2. Popülerlik ve Tanınma
Bağlantıdan sonra, popülerlik genellikle ikinci en iyi şey olarak kabul edilir. Bizlere bağlantı kurma şansı tanıyan çoğu platform aynı zamanda "internet fenomeni" olmamızı da sağlayabilirler. İnsanlara tanınma şansı sunmak yalnızca duygusal bir ödül değil, aynı zamanda bir iş modelidir. Yine daha iyisi veya daha kötüsü; bu bizim dünyamız.
3. Rekabet
Bahsettiğimiz sosyal kısmın son parçası rekabettir. Bu insan doğasıdır: Hem mecazi, hem de fiziksel olarak kazanmayı seviyoruz. Kullanıcılarınıza birbirleriyle rekabet içinde olacakları dostça bir yol sunarsanız bu her türlü etkileşimi mümkün kılabilir. Sosyal rekabetler genellikle basit bir popülerlik yarışmasına dönüşürler ve bunlar her zaman online topluluklar için iyi olmayabilirler.
4. Başarı
Başarı. Bir şeyleri tam olarak bitirdiğinizde yaşadığınız o his. Bu telaşlı zamanda ve çağda, bunca dikkat dağıtıcı etmenlerin yanında herhangi bir görevi tamamlamak bile başarı hissini yaşamamızı sağlıyor. Hala başka birinin başarı yakaladığınızı anlaması çok daha güçlü bir duygu uyandırıyor.

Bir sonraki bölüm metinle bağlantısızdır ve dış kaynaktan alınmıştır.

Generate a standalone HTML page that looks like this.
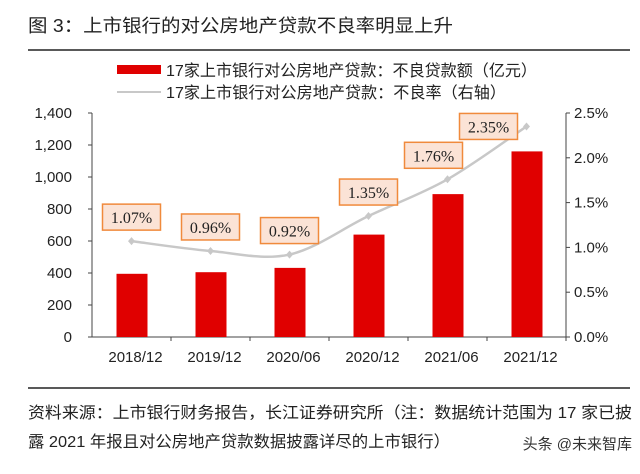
<!DOCTYPE html>
<html><head><meta charset="utf-8"><style>
body{margin:0;background:#fff;}
svg{display:block;font-family:"Liberation Sans","Noto Sans CJK SC",sans-serif;}
</style></head><body>
<svg width="640" height="474" viewBox="0 0 640 474">
<text x="28" y="32" font-size="18" fill="#222" textLength="425" lengthAdjust="spacingAndGlyphs">图 3：上市银行的对公房地产贷款不良率明显上升</text>
<line x1="28" y1="50" x2="630" y2="50" stroke="#222" stroke-width="1.5"/>
<g>
<rect x="117" y="65" width="44" height="9" fill="#e00000"/>
<text x="166" y="76" font-size="16" fill="#222" textLength="371" lengthAdjust="spacingAndGlyphs">17家上市银行对公房地产贷款：不良贷款额（亿元）</text>
<line x1="117" y1="92" x2="161" y2="92" stroke="#c8c8c8" stroke-width="2"/>
<text x="166" y="98" font-size="16" fill="#222" textLength="340" lengthAdjust="spacingAndGlyphs">17家上市银行对公房地产贷款：不良率（右轴）</text>
</g>
<g id="plot"></g>
<line x1="28" y1="388" x2="630" y2="388" stroke="#222" stroke-width="1.5"/>
<text x="28" y="418" font-size="16" fill="#222" textLength="604" lengthAdjust="spacingAndGlyphs">资料来源：上市银行财务报告，长江证券研究所（注：数据统计范围为 17 家已披</text>
<text x="28" y="447" font-size="16" fill="#222" textLength="422" lengthAdjust="spacingAndGlyphs">露 2021 年报且对公房地产贷款数据披露详尽的上市银行）</text>
<text x="632" y="449" font-size="15" fill="#333" text-anchor="end">头条 @未来智库</text>
</svg>
<script>
const categories=["2018/12","2019/12","2020/06","2020/12","2021/06","2021/12"];
const npl=[395,405,432,640,893,1160];
const rate=[1.07,0.96,0.92,1.35,1.76,2.35];
const leftTicks=[0,200,400,600,800,1000,1200,1400];
const rightTicks=[0,0.5,1.0,1.5,2.0,2.5];
const labelShift=[0,0,0,0,-14,-38];
const labelLift=[24,24,24,24,24,0];
const NS="http://www.w3.org/2000/svg";
const g=document.getElementById('plot');
const X0=92,X1=566,Y0=337,Y1=113;
const step=(X1-X0)/categories.length;
const xc=i=>X0+step*(i+0.5);
const yl=v=>Y0-(v/1400)*(Y0-Y1);
const yr=v=>Y0-(v/2.5)*(Y0-Y1);
function mk(t,a,txt){const e=document.createElementNS(NS,t);for(const k in a)e.setAttribute(k,a[k]);if(txt!==undefined)e.textContent=txt;g.appendChild(e);return e;}
let e;
e=mk('line',{x1:X0,y1:Y1,x2:X0,y2:Y0,stroke:'#444'});


e=mk('line',{x1:X1,y1:Y1,x2:X1,y2:Y0,stroke:'#444'});


e=mk('line',{x1:X0,y1:Y0,x2:X1,y2:Y0,stroke:'#444'});


leftTicks.forEach(v=>{
 mk('line',{x1:X0-4,y1:yl(v),x2:X0,y2:yl(v),stroke:'#444'});
 e=mk('text',{x:X0-20,y:yl(v)+5,'font-size':15,'text-anchor':'end',fill:'#222'},v.toLocaleString('en-US'));
 
 
});
rightTicks.forEach(v=>{
 mk('line',{x1:X1,y1:yr(v),x2:X1+4,y2:yr(v),stroke:'#444'});
 e=mk('text',{x:X1+8,y:yr(v)+5,'font-size':15,fill:'#222'},v.toFixed(1)+'%');
 
 
});
categories.forEach((c,i)=>{
 mk('line',{x1:X0+step*(i+1),y1:Y0,x2:X0+step*(i+1),y2:Y0+4,stroke:'#444'});
 e=mk('text',{x:xc(i)+4,y:Y0+25,'font-size':15,'text-anchor':'middle',fill:'#222'},c);
 
 
});
npl.forEach((v,i)=>{
 e=mk('rect',{x:xc(i)-15,y:yl(v),width:31,height:Y0-yl(v),fill:'#e00000'});
 
 
});
const pts=rate.map((v,i)=>[xc(i),yr(v)]);
let d='M'+pts[0][0]+','+pts[0][1];
for(let i=0;i<pts.length-1;i++){
 const p0=pts[Math.max(0,i-1)],p1=pts[i],p2=pts[i+1],p3=pts[Math.min(pts.length-1,i+2)];
 const c1=[p1[0]+(p2[0]-p0[0])/6,p1[1]+(p2[1]-p0[1])/6],c2=[p2[0]-(p3[0]-p1[0])/6,p2[1]-(p3[1]-p1[1])/6];
 d+=` C${c1[0]},${c1[1]} ${c2[0]},${c2[1]} ${p2[0]},${p2[1]}`;
}
e=mk('path',{d:d,fill:'none',stroke:'#c8c8c8','stroke-width':2.5});


pts.forEach((p,i)=>{
 e=mk('path',{d:`M${p[0]},${p[1]-4}L${p[0]+3.5},${p[1]}L${p[0]},${p[1]+4}L${p[0]-3.5},${p[1]}Z`,fill:'#c8c8c8'});
 
 
});
pts.forEach((p,i)=>{
 const cx=p[0]+labelShift[i],cy=p[1]-labelLift[i];
 e=mk('rect',{x:cx-29,y:cy-13,width:58,height:26,fill:'#fbe3d6',stroke:'#f08a3c','stroke-width':1.5});
 
 
 e=mk('text',{x:cx,y:cy+6,'font-size':16,'text-anchor':'middle',fill:'#222','font-family':'Liberation Serif, serif'},rate[i].toFixed(2)+'%');
 
 
});
</script>
</body></html>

Uzun bir formun tamamlanması gibi rahatsız edici bir şeyin tamamlanmasının ardından hızlı bir "başardınız" sunumu bile oldukça hoş bir dokunuş olabilir. Bu sayede kullanıcılarınız web sitenizdeki etkileşimlerini tamamladıklarında sizin bu eforu fark ettiğinizi anlayabilirler. Bu da onlara başka bir noktada yine vakit harcama cesareti verir.
5. Ayrıcalık
İnsanların sevdiği diğer bir şey de başkalarının sahip olmadığı bir şeye sahip olma hissidir. Bu kulağa geldiği kadar korkunç bir şey olmak zorunda değil.
Bu tip ürünler her zaman koleksiyoncu sürümü, özel markalı ürünler gibi tanımlarla gelir. Özel ürünler sizi ve ürünlerinizi daha çok araştıran insanları taktir ettiğinizi gösterir. İnsanları taktir ettiğinizi göstermek onların uzun vadeli fanlarınız olmasını sağlamanın bir yolu olabilir.
6. Keşif
Keşif biraz daha alengirli olan maddedir. Yeni ve gizli bir şey keşfetmek kesinlikle keyif verici bir şeydir ama tasarladığımız temaları belirgin yapmayı seviyoruz. Başka bir deyişle insanların "satın al" butonunu "keşfetmelerini" istemezsiniz. Bu keşif yaklaşımı genellikle tasarımdaki paskalya yumurtalarını bulmak gibi küçük dokunuşlara uygulanabilir.
7. Sürprizler
Kim hoş bir sürprizi sevmez ki? Bunun "keşifle" aynı şey olduğunu düşünebilirsiniz ama hayır. Burada sürprizden kasıt aramanız gerekmeyen şeylerdir. Bunlar büyük, fark edilebilir ve kullanıcılara ücretsiz bir ekstra almışlar gibi hissettiren şeylerdir.
İnsanlar rastgele ücretsiz şeyler almayı severler: Kullandıkları uygulamaya geçici süre için premium giriş, alışveriş sitelerinde ücretsiz kargo veya ne sunabiliyorsanız o.